The BBC are reporting that "Mr Vaizey made the decision following a recommendation by the Reviewing Committee on the Export of Works of Art and Objects of Cultural Interest (RCEWA), which is administered by Arts Council England."
The BBC also quote the RCEWA who are reported to have said that the statue was of "outstanding aesthetic importance" and was significant in the study of "the development of private statuary and funerary religion in Egypt and the history of human self-representation".
The Save Sekhemka Action Group are delighted that the Government has imposed a temporary export ban on the Statue of Sekhemka and we fervently hope that this will be upheld as a permanent ban on 29 July and Sekhemka, an internationally important work of Egyptian Art, will find a home in a public museum where it belongs.

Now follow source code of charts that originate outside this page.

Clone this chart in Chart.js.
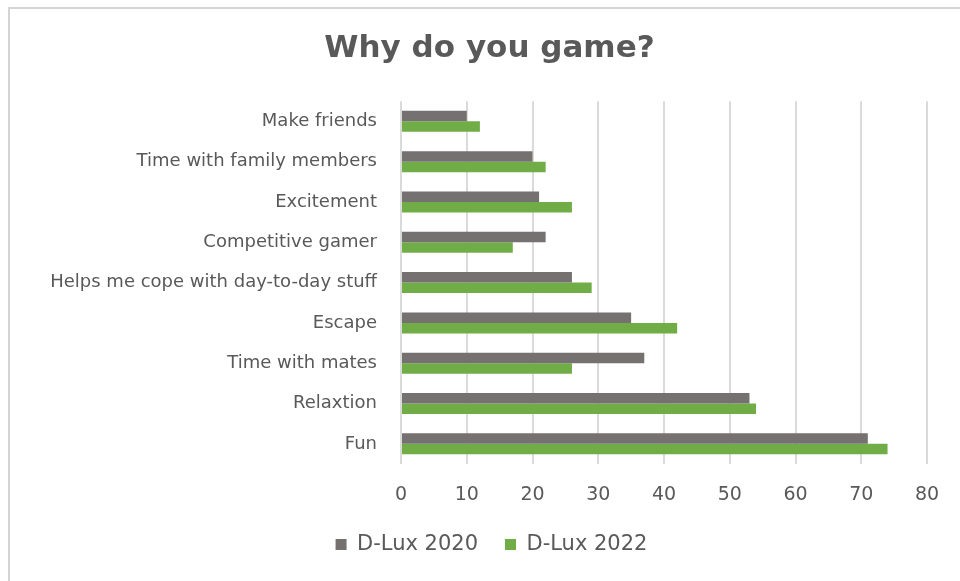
<!DOCTYPE html>
<html>
<head>
<meta charset="utf-8">
<script src="https://cdn.jsdelivr.net/npm/chart.js@4/dist/chart.umd.min.js"></script>
<style>
  html, body { margin: 0; padding: 0; background: #fff; }
  #wrap { position: relative; width: 960px; height: 581px; overflow: hidden; }
  #frame { position: absolute; left: 8px; top: 7px; width: 1000px; height: 700px;
           border-left: 2px solid #d4d4d4; border-top: 2px solid #d4d4d4; }
  canvas { position: absolute; left: 0; top: 0; }
</style>
</head>
<body>
<div id="wrap">
  <div id="frame"></div>
  <canvas id="gameChart" width="960" height="581"></canvas>
</div>
<script>
const reasons = [
  'Make friends',
  'Time with family members',
  'Excitement',
  'Competitive gamer',
  'Helps me cope with day-to-day stuff',
  'Escape',
  'Time with mates',
  'Relaxtion',
  'Fun',
];
const dlux2020 = [10, 20, 21, 22, 26, 35, 37, 53, 71];
const dlux2022 = [12, 22, 26, 17, 29, 42, 26, 54, 74];
const xTicks = [0, 10, 20, 30, 40, 50, 60, 70, 80];

const textGrey = '#595959';

// title and legend sit centred over the whole frame, not just the padded box,
// so nudge both a little to the right
const centreShift = {
  id: 'centreShift',
  afterLayout(chart) {
    const t = chart.titleBlock;
    t.left += 16;
    t.right += 16;
    const l = chart.legend;
    l.left += 18;
    l.right += 18;
  },
};

const ctx = document.getElementById('gameChart').getContext('2d');
new Chart(ctx, {
  type: 'bar',
  data: {
    labels: reasons,
    datasets: [
      {
        label: 'D-Lux 2020',
        data: dlux2020,
        backgroundColor: '#767171',
        borderWidth: 0,
        categoryPercentage: 0.52,
        barPercentage: 1.0,
      },
      {
        label: 'D-Lux 2022',
        data: dlux2022,
        backgroundColor: '#70ad47',
        borderWidth: 0,
        categoryPercentage: 0.52,
        barPercentage: 1.0,
      },
    ],
  },
  options: {
    indexAxis: 'y',
    responsive: false,
    animation: false,
    layout: { padding: { left: 20, right: 33, top: 0, bottom: 16 } },
    plugins: {
      title: {
        display: true,
        text: 'Why do you game?',
        color: textGrey,
        font: { family: 'DejaVu Sans', size: 31, weight: 'bold' },
        padding: { top: 30, bottom: 34 },
      },
      legend: {
        position: 'bottom',
        labels: {
          color: textGrey,
          font: { family: 'DejaVu Sans', size: 21 },
          boxWidth: 11,
          boxHeight: 11,
          padding: 27,
        },
      },
      tooltip: { enabled: false },
    },
    scales: {
      x: {
        min: 0,
        max: 80,
        afterBuildTicks: (scale) => {
          scale.ticks = xTicks.map((v) => ({ value: v }));
        },
        // only keep room for the labels plus the gap above them
        afterFit: (scale) => { scale.height = 43; },
        grid: { color: '#dadada', lineWidth: 2, drawTicks: false },
        border: { display: false },
        ticks: {
          color: textGrey,
          font: { family: 'DejaVu Sans', size: 19 },
          padding: 20,
        },
      },
      y: {
        grid: { display: false },
        border: { display: false },
        afterFit: (scale) => { scale.width = 381; },
        ticks: {
          color: textGrey,
          font: { family: 'DejaVu Sans', size: 18 },
          padding: 16,
          autoSkip: false,
        },
      },
    },
  },
  plugins: [centreShift],
});
</script>
</body>
</html>
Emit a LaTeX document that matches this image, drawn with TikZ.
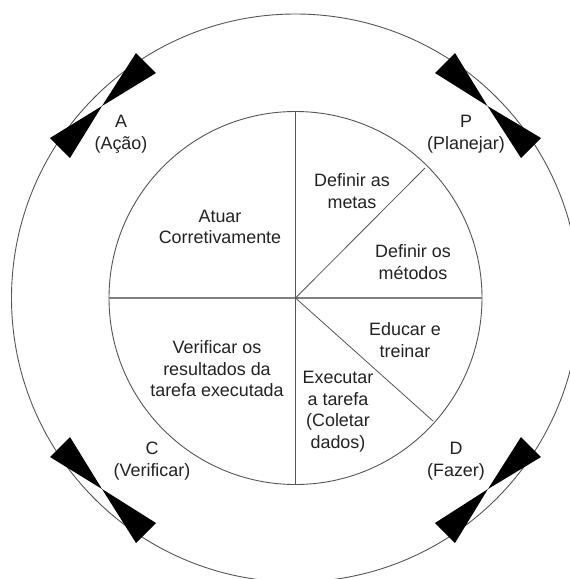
\documentclass[tikz,border=0pt]{standalone}
\usepackage{fontspec}
\setmainfont{Liberation Sans}
\definecolor{ink}{HTML}{222222}
\definecolor{ringgray}{HTML}{555555}
\definecolor{axisgray}{HTML}{808080}
\tikzset{
  lbl/.style={align=center,text=ink,font=\fontsize{17.9}{21.5}\selectfont,inner sep=0pt},
  ring/.style={draw=ringgray,line width=0.9pt},
  spoke/.style={draw=ringgray,line width=0.8pt},
  axis/.style={draw=axisgray,line width=1.4pt},
  bowtie/.style={fill=black,draw=none}
}
\begin{document}
\begin{tikzpicture}[x=1pt,y=-1pt]
\useasboundingbox (0,0) rectangle (570,579);
\clip (0,0) rectangle (570,579);
\fill[white] (0,0) rectangle (570,579);
\coordinate (o) at (295.5,298);
\draw[ring] (o) circle[radius=284pt];
\draw[ring] (o) circle[radius=186.5pt];
\coordinate (top) at (295.5,111.5);
\coordinate (bot) at (295.5,484.5);
\coordinate (lft) at (109,298);
\coordinate (rgt) at (482,298);
\coordinate (ne) at (425,168);
\coordinate (se) at (433,421);
\draw[axis] (lft) -- (rgt);
\draw[spoke] (top) -- (bot);
\draw[spoke] (o) -- (ne);
\draw[spoke] (o) -- (se);
% bow ties
\fill[bowtie] (455,53) -- (435,73) -- (487.5,106) -- (521,158) -- (541,138) -- (487.5,106) -- cycle;
\fill[bowtie] (136,53) -- (156,73) -- (102,106) -- (70,158) -- (50,138) -- (102,106) -- cycle;
\fill[bowtie] (70,437) -- (50,457) -- (102,489) -- (136,543) -- (156,523) -- (102,489) -- cycle;
\fill[bowtie] (521,437) -- (541,457) -- (488,489) -- (455,543) -- (435,523) -- (488,489) -- cycle;
% outer labels
\node[lbl] (lblA) at (121,134) {A\\(Ação)};
\node[lbl] (lblP) at (466,134) {P\\(Planejar)};
\node[lbl] (lblC) at (152,461) {C\\(Verificar)};
\node[lbl] (lblD) at (456,461) {D\\(Fazer)};
% sector labels
\node[lbl] (metas) at (352,191) {Definir as\\metas};
\node[lbl] (metodos) at (413,262) {Definir os\\métodos};
\node[lbl] (educar) at (405,340) {Educar e\\treinar};
\node[lbl] (executar) at (338,411.5) {Executar\\a tarefa\\(Coletar\\dados)};
\node[lbl] (verificar) at (217,369) {Verificar os\\resultados da\\tarefa executada};
\node[lbl] (atuar) at (220,227) {Atuar\\Corretivamente};
\end{tikzpicture}
\end{document}
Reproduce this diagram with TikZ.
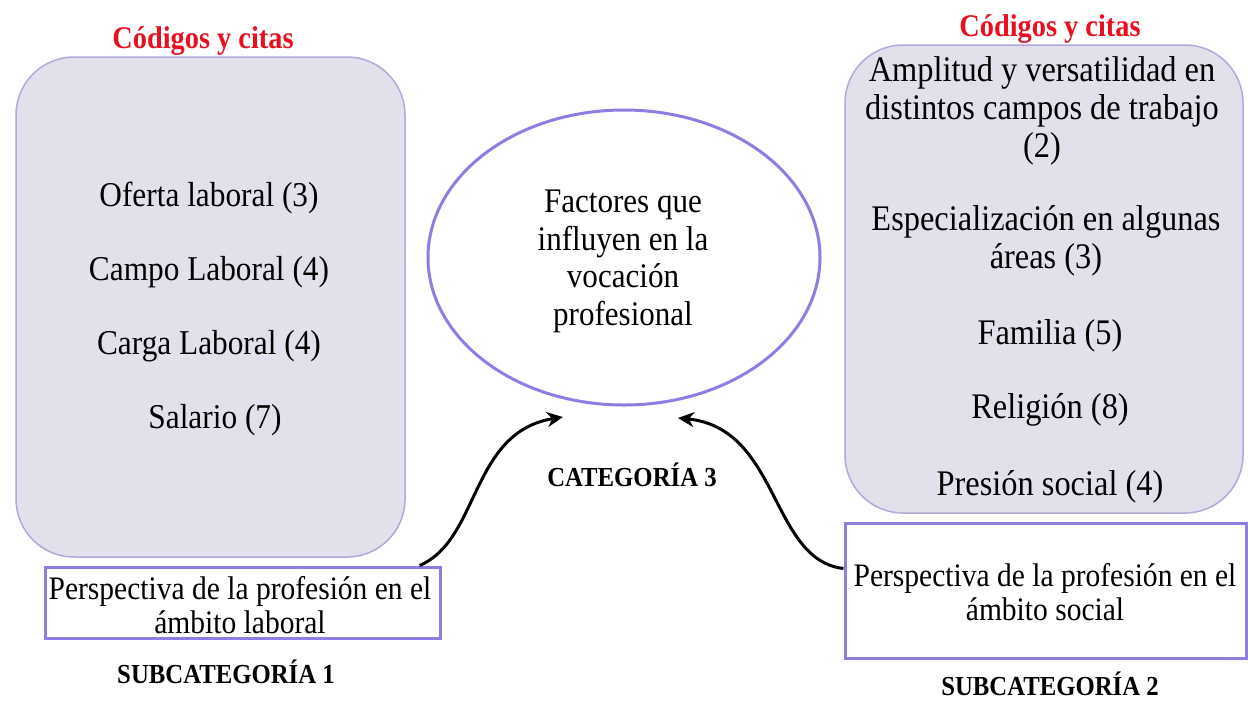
\documentclass[tikz,border=0pt]{standalone}
\usepackage{fontspec}
\setmainfont{Liberation Serif}[FakeStretch=0.9]
\usetikzlibrary{arrows.meta,shapes.geometric}
\definecolor{boxfill}{HTML}{E3E0EC}
\definecolor{boxline}{HTML}{B0A9DA}
\definecolor{framecol}{HTML}{8B7FE3}
\definecolor{titlered}{HTML}{E8101E}
\begin{document}
\begin{tikzpicture}[x=1pt,y=-1pt,
  codebox/.style={draw=boxline,fill=boxfill,line width=1.5pt,rounded corners=58pt,inner sep=0pt},
  subbox/.style={draw=framecol,fill=white,line width=3pt,inner sep=0pt},
  mainell/.style={ellipse,draw=framecol,line width=3pt,inner sep=0pt,minimum width=392pt,minimum height=295pt},
  item/.style={font=\fontsize{34.8}{38}\selectfont,align=center,inner sep=0pt},
  ritem/.style={font=\fontsize{36}{38}\selectfont,align=center,inner sep=0pt},
  subtxt/.style={font=\fontsize{32.8}{34}\selectfont,align=center,inner sep=0pt},
  redtitle/.style={font=\fontsize{31.5}{32}\selectfont\bfseries,text=titlered,inner sep=0pt},
  catlabel/.style={font=\fontsize{27.5}{30}\selectfont\bfseries,inner sep=0pt},
  arr/.style={-{Stealth[length=16pt,width=15pt]},line width=3pt,black}
]
\useasboundingbox (0,0) rectangle (1248,702);

% left code box
\node[codebox,minimum width=389pt,minimum height=500pt] (box1) at (210.5,307) {};
\node[redtitle] (title1) at (203,41) {Códigos y citas};
\node[item] (i1) at (209,198) {Oferta laboral (3)};
\node[item] (i2) at (209,272) {Campo Laboral (4)};
\node[item] (i3) at (209,346) {Carga Laboral (4)};
\node[item] (i4) at (215,420) {Salario (7)};

% right code box
\node[codebox,minimum width=398pt,minimum height=468pt] (box2) at (1044,279) {};
\node[redtitle] (title2) at (1050,29) {Códigos y citas};
\node[ritem] (j1) at (1042,111) {Amplitud y versatilidad en\\distintos campos de trabajo\\(2)};
\node[ritem] (j2) at (1046,241) {Especialización en algunas\\áreas (3)};
\node[ritem] (j3) at (1050,336) {Familia (5)};
\node[ritem] (j4) at (1050,410) {Religión (8)};
\node[ritem] (j5) at (1050,487) {Presión social (4)};

% central ellipse
\node[mainell] (cat) at (624,257.5) {};
\node[item,font=\fontsize{34.5}{37.7}\selectfont] (cattxt) at (623,261.5) {Factores que\\influyen en la\\vocación\\profesional};
\node[catlabel] (catlbl) at (632,475) {CATEGORÍA 3};

% subcategory boxes
\node[subbox,minimum width=395pt,minimum height=71pt] (sub1) at (242.5,602.5) {};
\node[subtxt] (sub1txt) at (240,605) {Perspectiva de la profesión en el\\ámbito laboral};
\node[catlabel] (sub1lbl) at (226,672) {SUBCATEGORÍA 1};

\node[subbox,minimum width=401pt,minimum height=135pt] (sub2) at (1045.5,590.5) {};
\node[subtxt] (sub2txt) at (1045,592) {Perspectiva de la profesión en el\\ámbito social};
\node[catlabel] (sub2lbl) at (1050,684) {SUBCATEGORÍA 2};

% arrows
\coordinate (tipL) at (563,417);
\coordinate (tipR) at (678,418);
\draw[arr] ([xshift=-22pt]sub1.north east) .. controls (480,540) and (470,432) .. (tipL);
\draw[arr] ([yshift=22pt]sub2.west) .. controls (770,560) and (780,428) .. (tipR);
\end{tikzpicture}
\end{document}
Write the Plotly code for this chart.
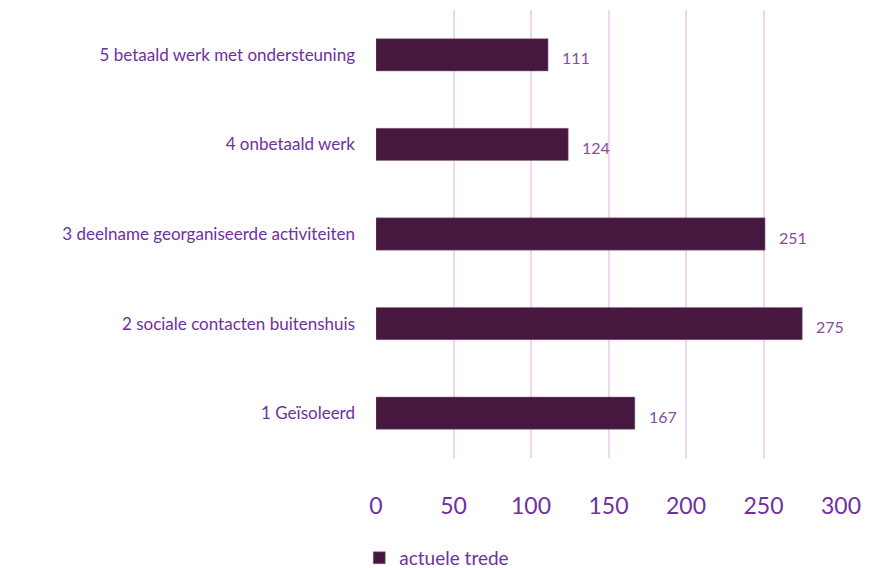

The decision of the Reviewing Committee on the Export of Works of Art and Objects of Cultural Interest (RCEWA) to recommend the ban, not only vindicates our position as to the importance of Sekhemka as a work of art, but also provides much needed clarity as, until now today's announcement, we were not even able to establish that the buyer was from outside the UK. This was because while the statue is of international importance, was owned by the people of Northampton and was sold by a publicly accountable body, their Council, the process was carried out behind the cloak of privacy and commercial confidentiality.
If the statue of Sekhemka is to be lost to the people of Northampton who enjoyed it for over one hundred years we would like to see Sekhemka retained in the UK. The only problem is WHERE and HOW it could be retained and displayed since the sale itself was unethical and there is evidence it was also of doubtful legality. As a consequence none of the UK's major museums wished to acquire it unless it was GIVEN outright - a public body cannot buy something owned by another public body, it is unethical and a misapplication of public money.
We also understand that the Art Fund was outraged when we told them about the proposed sale and declared they would not then help raise funds for a purchase.
Northampton Borough Council committed an act of great folly selling the statue of Sekhmeka. Even greater was the folly when NBC agreed to buy off Lord Northampton to the tune of £7m thus halving their profit, rather than submitting to a transparent legal clarification of the statue's actual ownership. Now the consequences of this folly are even more apparent: Northampton museums have lost their Accreditation and with that all access to outside funding resulting in a loss of about a third of their income ( in our estimation) - This is not a good position from which to contemplate an extension to the Central Museum.
The Action Group will actively work to uphold the export ban through our many contacts and explore ways of how the statue can be kept in the UK.